Sony Pictures Home Entertainment will be delivering a 4K Ultra HD/Blu-ray Combo Pack edition of auteur filmmaker Martin Scorsese’s 1976 landmark film, Taxi Driver, to the collector and film fan marketplace on June 25.
The 4K film restoration is from the original camera negative.
Paul Schrader (Rolling Thunder, Obsession, American Gigolo, Raging Bull, City Hall, etc.) wrote the script for Taxi Driver when he was just starting out in 1973 and to his surprise and good luck it was optioned by the husband/wife producing team of Julia and Michael Phillips in 1973, the same year that their production of The Sting (which won them the Oscar for Best Picture) hit theatres.

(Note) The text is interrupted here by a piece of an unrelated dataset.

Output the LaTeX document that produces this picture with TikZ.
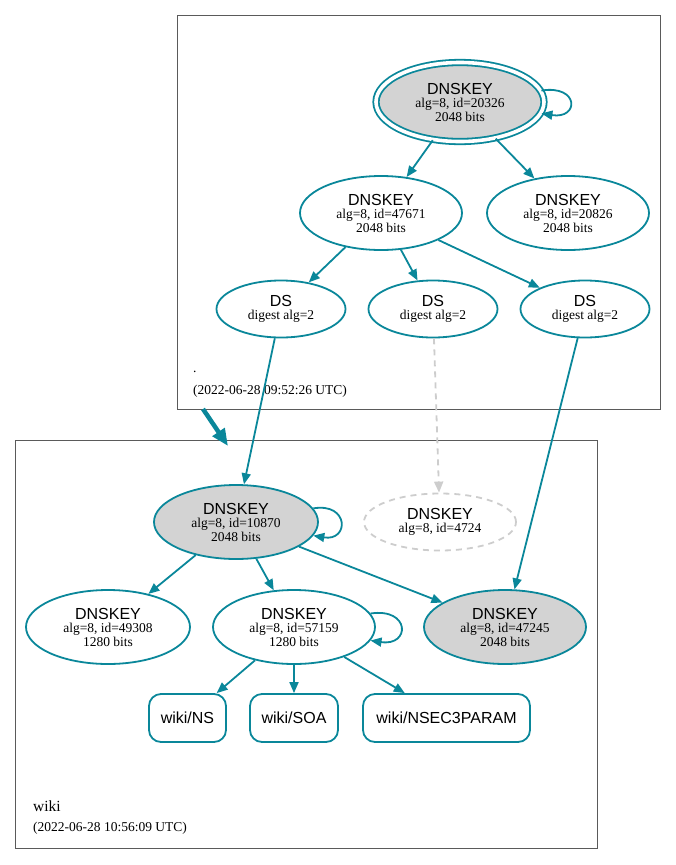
\documentclass[tikz,border=0pt]{standalone}
\usepackage{fontspec}
\setmainfont{Liberation Serif}
\newfontfamily\keyfont{Liberation Sans}
\definecolor{SecureTeal}{RGB}{10, 135, 154}
\definecolor{KeyGray}{RGB}{211, 211, 211}
\definecolor{FrameGray}{RGB}{90, 90, 90}
\definecolor{FadedGray}{RGB}{205, 205, 205}
\usetikzlibrary{arrows.meta, shapes.geometric}

\begin{document}
\begin{tikzpicture}[
        x=1pt, y=-1pt,
        every node/.style={font=\fontsize{13.5}{13.5}\selectfont},
        zone/.style={rectangle, draw=FrameGray, line width=0.8pt, inner sep=0pt},
        zonelabel/.style={anchor=base west, inner sep=0pt},
        dnskey/.style={ellipse, draw=SecureTeal, line width=1.8pt, minimum width=162pt, minimum height=74pt, inner sep=0pt, align=center},
        dsnode/.style={ellipse, draw=SecureTeal, line width=1.8pt, minimum width=129pt, minimum height=57pt, inner sep=0pt, align=center},
        rrset/.style={rectangle, rounded corners=12pt, draw=SecureTeal, line width=1.8pt, minimum height=48pt, inner sep=0pt, font=\keyfont\fontsize{16}{16}\selectfont},
        secure/.style={-{Triangle[length=11pt, width=9pt]}, draw=SecureTeal, line width=1.8pt},
        faded/.style={-{Triangle[length=11pt, width=9pt]}, draw=FadedGray, line width=1.8pt, dash pattern=on 6pt off 5pt},
        delegation/.style={-{Triangle[length=17pt, width=14pt]}, draw=SecureTeal, line width=4.5pt}
    ]
        \useasboundingbox (0,0) rectangle (676,865);

        % Zones
        \node[zone, minimum width=483pt, minimum height=394pt] (rootzone) at (418.5,212) {};
        \node[zone, minimum width=582pt, minimum height=408pt] (wikizone) at (306,644) {};
        \node[zonelabel] (rootname) at (193,372) {.};
        \node[zonelabel] (rootdate) at (193,394) {(2022-06-28 09:52:26 UTC)};
        \node[zonelabel, font=\fontsize{15.5}{15.5}\selectfont] (wikiname) at (33,811) {wiki};
        \node[zonelabel] (wikidate) at (33,831) {(2022-06-28 10:56:09 UTC)};

        % Root keys
        \node[dnskey, fill=KeyGray, double=white, double distance=3.6pt, minimum width=168pt, minimum height=79pt] (k20326) at (460,102)
            {{\keyfont\fontsize{16}{16}\selectfont DNSKEY}\\alg=8, id=20326\\2048 bits};
        \node[dnskey] (k47671) at (381,213) {{\keyfont\fontsize{16}{16}\selectfont DNSKEY}\\alg=8, id=47671\\2048 bits};
        \node[dnskey] (k20826) at (568,213) {{\keyfont\fontsize{16}{16}\selectfont DNSKEY}\\alg=8, id=20826\\2048 bits};

        % DS records
        \node[dsnode] (dsa) at (281,309) {{\keyfont\fontsize{16}{16}\selectfont DS}\\digest alg=2};
        \node[dsnode] (dsb) at (433,309) {{\keyfont\fontsize{16}{16}\selectfont DS}\\digest alg=2};
        \node[dsnode] (dsc) at (585,309) {{\keyfont\fontsize{16}{16}\selectfont DS}\\digest alg=2};

        % Wiki keys
        \node[dnskey, fill=KeyGray, minimum width=164pt] (k10870) at (236,522) {{\keyfont\fontsize{16}{16}\selectfont DNSKEY}\\alg=8, id=10870\\2048 bits};
        \node[dnskey, draw=FadedGray, dash pattern=on 6pt off 5pt, minimum width=152pt, minimum height=57pt] (k4724) at (440,522)
            {{\keyfont\fontsize{16}{16}\selectfont DNSKEY}\\alg=8, id=4724};
        \node[dnskey, minimum width=164pt] (k49308) at (108,627) {{\keyfont\fontsize{16}{16}\selectfont DNSKEY}\\alg=8, id=49308\\1280 bits};
        \node[dnskey] (k57159) at (294,627) {{\keyfont\fontsize{16}{16}\selectfont DNSKEY}\\alg=8, id=57159\\1280 bits};
        \node[dnskey, fill=KeyGray] (k47245) at (505,627) {{\keyfont\fontsize{16}{16}\selectfont DNSKEY}\\alg=8, id=47245\\2048 bits};

        % RRsets
        \node[rrset, minimum width=77pt] (ns) at (187.5,718) {wiki/NS};
        \node[rrset, minimum width=88pt] (soa) at (294,718) {wiki/SOA};
        \node[rrset, minimum width=167pt] (nsec3param) at (446.5,718) {wiki/NSEC3PARAM};

        % Delegation
        \coordinate (delegtail) at (203,409);
        \coordinate (deleghead) at (228,446);
        \draw[delegation] (delegtail) -- (deleghead);

        % Arrows
        \draw[secure] (k20326.8) .. controls +(38,-6) and +(38,6) .. (k20326.-8);
        \draw[secure] (k20326) -- (k47671);
        \draw[secure] (k20326) -- (k20826);
        \draw[secure] (k47671) -- (dsa);
        \draw[secure] (k47671) -- (dsb);
        \draw[secure] (k47671) -- (dsc);
        \draw[secure] (dsa) -- (k10870);
        \draw[faded] (dsb) -- (k4724);
        \draw[secure] (dsc) -- (k47245);
        \draw[secure] (k10870.10) .. controls +(36,-6) and +(36,6) .. (k10870.-10);
        \draw[secure] (k10870) -- (k49308);
        \draw[secure] (k10870) -- (k57159);
        \draw[secure] (k10870) -- (k47245);
        \draw[secure] (k57159.10) .. controls +(40,-6) and +(40,6) .. (k57159.-10);
        \draw[secure] (k57159) -- (ns);
        \draw[secure] (k57159) -- (soa);
        \draw[secure] (k57159) -- (nsec3param);
    \end{tikzpicture}
\end{document}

Despite that success, it took until the summer of 1975 to get the film into production, and at that, the reported production budget was modest at just under $2 million.
During the run-up to the actual filming of Taxi Driver, Brian De Palma (a friend of both Scorsese and Schrader) was talked about as the director and at one point a rival studio to Columbia Pictures was willing to provide the production money if Robert De Niro was replaced by Jeff Bridges. Scorsese was having none of that after having worked with De Niro on Mean Streets.
And, speaking of how studios work (at least back then), Columbia was busy promoting the career of The Last Picture Show star Cybill Shepherd, so she was cast as the female lead … however, 13-year-old Jodie Foster — who was put though all sorts of hoops to jump through because of her age during pre-production — ended up stealing the show with her performance. Ditto for Harvey Keitel, a Scorsese regular at the time, who gave a memorial performance as “Sport!”
Despite all of the hassles in getting the film from script to screen, Taxi Driver was a hit theatrically when it opened in February of 1976 and would go on to garner Oscar nominations for Best Picture (losing out to Rocky), Best Actor, Best Supporting Actress and Best Original Score.
Bonus features included on the 4K disc include a “Making Taxi Driver” documentary and Martin Scorsese’s introduction to the “Storyboard to Film Comparisons” featurette.
The companion Blu-ray disc features two vintage commentary options — one with Scorsese and Schrader (provided by Criterion) and the second teaming film historian Prof. Robert Kolker with Schrader — the 2016 Q&A with De Niro, Foster and Scorsese and seven archived featurettes — “Martin Scorsese on Taxi Driver,” “Influence and Appreciation: A Martin Scorsese Tribute,” “Producing Taxi Driver,” “God’s Lonely Man,” “Taxi Driver Stories,” “Travis’ New York” and Travis’ New York Locations.”